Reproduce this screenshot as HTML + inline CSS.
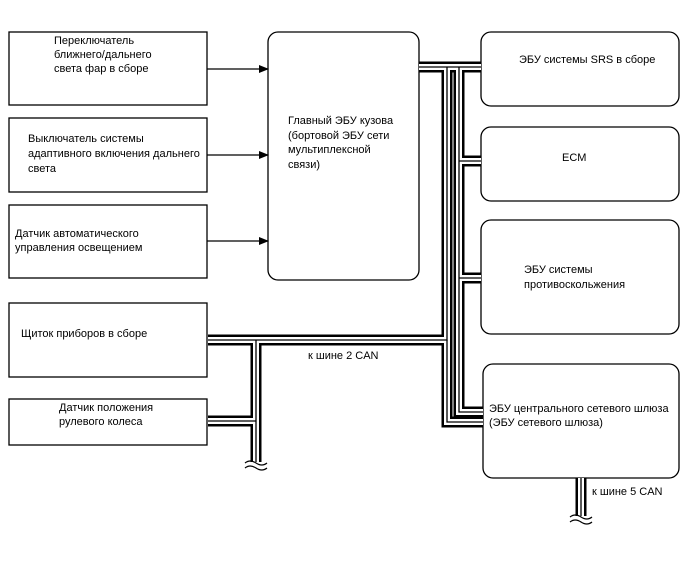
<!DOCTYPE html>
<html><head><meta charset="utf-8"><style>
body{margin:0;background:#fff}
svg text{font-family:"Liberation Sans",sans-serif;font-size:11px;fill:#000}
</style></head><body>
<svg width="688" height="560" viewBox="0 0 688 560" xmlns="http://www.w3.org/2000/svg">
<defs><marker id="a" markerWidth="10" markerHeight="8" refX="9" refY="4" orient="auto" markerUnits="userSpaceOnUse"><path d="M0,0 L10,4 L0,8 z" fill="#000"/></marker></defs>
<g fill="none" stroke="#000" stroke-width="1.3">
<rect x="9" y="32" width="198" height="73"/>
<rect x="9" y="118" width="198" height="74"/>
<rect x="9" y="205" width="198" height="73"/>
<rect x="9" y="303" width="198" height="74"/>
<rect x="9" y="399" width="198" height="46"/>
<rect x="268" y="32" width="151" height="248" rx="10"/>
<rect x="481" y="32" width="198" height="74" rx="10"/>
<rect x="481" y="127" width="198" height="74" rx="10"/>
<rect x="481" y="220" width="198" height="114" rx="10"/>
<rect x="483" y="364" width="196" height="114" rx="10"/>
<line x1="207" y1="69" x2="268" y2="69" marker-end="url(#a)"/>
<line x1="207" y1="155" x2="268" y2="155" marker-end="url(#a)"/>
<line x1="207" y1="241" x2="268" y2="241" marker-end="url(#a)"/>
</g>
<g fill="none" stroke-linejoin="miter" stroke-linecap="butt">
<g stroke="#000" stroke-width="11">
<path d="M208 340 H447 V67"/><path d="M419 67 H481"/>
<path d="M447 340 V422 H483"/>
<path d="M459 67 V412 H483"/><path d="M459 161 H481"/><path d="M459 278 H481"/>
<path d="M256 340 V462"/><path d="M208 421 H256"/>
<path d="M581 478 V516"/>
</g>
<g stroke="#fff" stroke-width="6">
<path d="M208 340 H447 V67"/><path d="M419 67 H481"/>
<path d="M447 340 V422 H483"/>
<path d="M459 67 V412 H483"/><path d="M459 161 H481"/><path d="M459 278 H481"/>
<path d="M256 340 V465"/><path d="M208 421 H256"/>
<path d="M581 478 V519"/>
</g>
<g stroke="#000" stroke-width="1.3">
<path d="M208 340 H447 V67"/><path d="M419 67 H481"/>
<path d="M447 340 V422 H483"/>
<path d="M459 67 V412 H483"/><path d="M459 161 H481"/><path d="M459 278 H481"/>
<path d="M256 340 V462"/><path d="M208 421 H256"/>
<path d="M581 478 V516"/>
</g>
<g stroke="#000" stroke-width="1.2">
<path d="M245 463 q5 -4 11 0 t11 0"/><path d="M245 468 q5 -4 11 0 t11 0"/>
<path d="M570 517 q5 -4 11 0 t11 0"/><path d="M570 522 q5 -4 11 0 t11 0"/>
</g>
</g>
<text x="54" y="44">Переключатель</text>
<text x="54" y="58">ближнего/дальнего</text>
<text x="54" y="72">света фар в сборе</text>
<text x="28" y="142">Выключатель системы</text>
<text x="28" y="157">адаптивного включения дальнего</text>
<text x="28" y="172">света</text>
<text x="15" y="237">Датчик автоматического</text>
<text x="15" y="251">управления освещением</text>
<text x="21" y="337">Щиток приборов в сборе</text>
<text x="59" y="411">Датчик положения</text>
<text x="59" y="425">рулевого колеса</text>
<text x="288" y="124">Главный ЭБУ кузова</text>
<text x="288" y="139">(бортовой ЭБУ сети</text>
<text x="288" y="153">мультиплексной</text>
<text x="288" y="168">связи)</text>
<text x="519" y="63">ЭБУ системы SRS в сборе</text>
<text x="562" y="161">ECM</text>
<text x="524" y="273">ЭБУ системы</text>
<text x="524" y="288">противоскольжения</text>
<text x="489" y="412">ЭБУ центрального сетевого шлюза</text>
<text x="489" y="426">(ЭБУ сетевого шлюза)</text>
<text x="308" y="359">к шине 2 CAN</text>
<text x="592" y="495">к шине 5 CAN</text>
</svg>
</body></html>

---

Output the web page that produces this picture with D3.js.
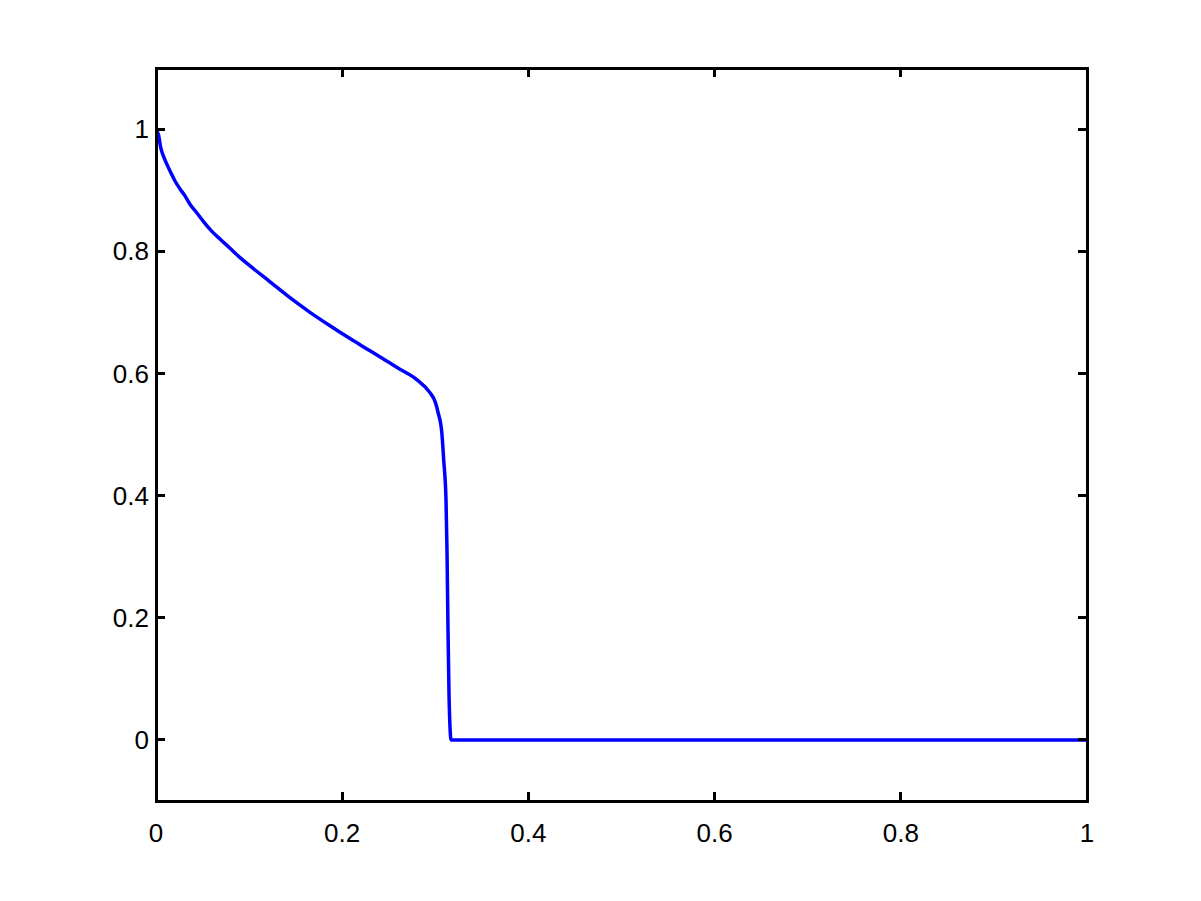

...

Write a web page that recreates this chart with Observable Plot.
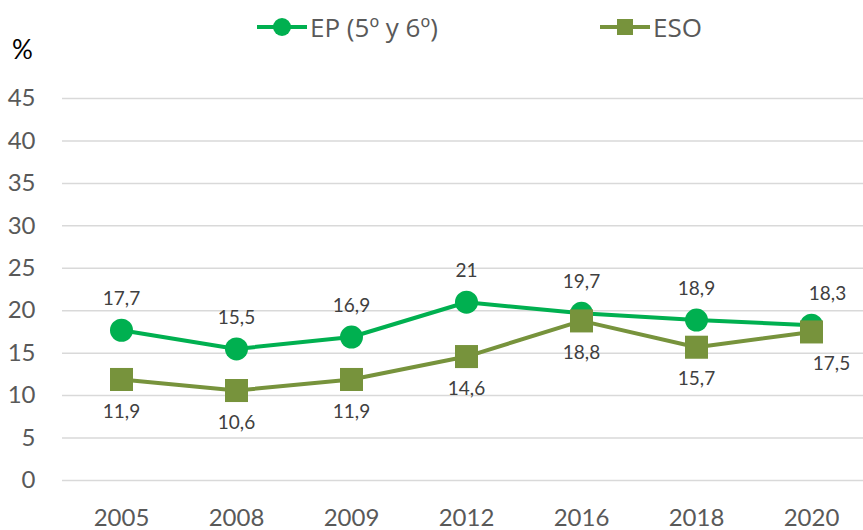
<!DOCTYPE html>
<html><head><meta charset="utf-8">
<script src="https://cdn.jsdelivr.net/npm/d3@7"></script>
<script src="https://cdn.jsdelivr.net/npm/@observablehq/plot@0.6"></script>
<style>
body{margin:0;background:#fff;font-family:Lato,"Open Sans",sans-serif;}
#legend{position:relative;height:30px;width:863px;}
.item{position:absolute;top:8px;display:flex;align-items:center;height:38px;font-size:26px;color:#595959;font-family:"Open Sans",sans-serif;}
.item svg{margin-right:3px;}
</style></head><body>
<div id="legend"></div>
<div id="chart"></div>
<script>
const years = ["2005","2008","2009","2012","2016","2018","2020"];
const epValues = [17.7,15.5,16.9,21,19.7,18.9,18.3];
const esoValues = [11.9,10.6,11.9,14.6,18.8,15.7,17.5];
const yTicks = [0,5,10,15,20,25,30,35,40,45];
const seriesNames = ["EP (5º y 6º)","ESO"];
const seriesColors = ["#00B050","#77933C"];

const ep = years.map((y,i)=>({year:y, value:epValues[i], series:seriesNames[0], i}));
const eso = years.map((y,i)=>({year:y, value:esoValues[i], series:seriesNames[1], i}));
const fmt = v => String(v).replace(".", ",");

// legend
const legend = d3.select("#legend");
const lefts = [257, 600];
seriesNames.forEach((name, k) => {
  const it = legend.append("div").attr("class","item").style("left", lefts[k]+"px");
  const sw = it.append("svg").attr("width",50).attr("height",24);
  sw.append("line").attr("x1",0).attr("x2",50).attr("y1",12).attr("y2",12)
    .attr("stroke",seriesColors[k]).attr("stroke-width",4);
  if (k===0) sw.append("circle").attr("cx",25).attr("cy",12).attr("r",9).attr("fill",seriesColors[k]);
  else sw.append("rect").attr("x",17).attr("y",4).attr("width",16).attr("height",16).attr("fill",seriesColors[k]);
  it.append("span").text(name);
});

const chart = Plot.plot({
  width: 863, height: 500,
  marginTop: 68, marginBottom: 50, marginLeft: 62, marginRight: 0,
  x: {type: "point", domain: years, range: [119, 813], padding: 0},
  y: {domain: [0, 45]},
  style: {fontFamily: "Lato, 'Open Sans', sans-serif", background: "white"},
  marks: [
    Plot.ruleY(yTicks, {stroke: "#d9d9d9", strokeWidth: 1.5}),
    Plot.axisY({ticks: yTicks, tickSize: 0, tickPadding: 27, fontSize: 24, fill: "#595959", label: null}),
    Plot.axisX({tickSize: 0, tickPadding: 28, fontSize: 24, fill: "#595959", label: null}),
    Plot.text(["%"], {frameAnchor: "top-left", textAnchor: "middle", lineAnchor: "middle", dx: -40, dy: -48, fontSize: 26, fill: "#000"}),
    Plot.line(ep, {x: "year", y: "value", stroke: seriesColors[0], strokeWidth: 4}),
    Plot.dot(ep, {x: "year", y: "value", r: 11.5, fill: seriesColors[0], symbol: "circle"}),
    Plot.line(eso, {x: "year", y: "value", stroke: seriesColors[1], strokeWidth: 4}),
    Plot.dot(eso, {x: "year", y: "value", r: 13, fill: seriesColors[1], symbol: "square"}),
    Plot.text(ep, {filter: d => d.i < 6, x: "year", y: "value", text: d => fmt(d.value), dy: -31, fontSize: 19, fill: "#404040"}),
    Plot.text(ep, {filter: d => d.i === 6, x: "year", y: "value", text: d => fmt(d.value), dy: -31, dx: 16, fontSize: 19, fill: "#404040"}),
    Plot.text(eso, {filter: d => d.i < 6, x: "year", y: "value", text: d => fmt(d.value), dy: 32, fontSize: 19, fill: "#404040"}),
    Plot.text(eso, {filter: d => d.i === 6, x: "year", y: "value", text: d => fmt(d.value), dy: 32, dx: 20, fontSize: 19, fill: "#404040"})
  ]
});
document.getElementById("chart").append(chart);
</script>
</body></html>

◆ Task to carry out ◆
Return only the count of lines in the records that hold the word "chart".

◆ Answer to the problem ◆
4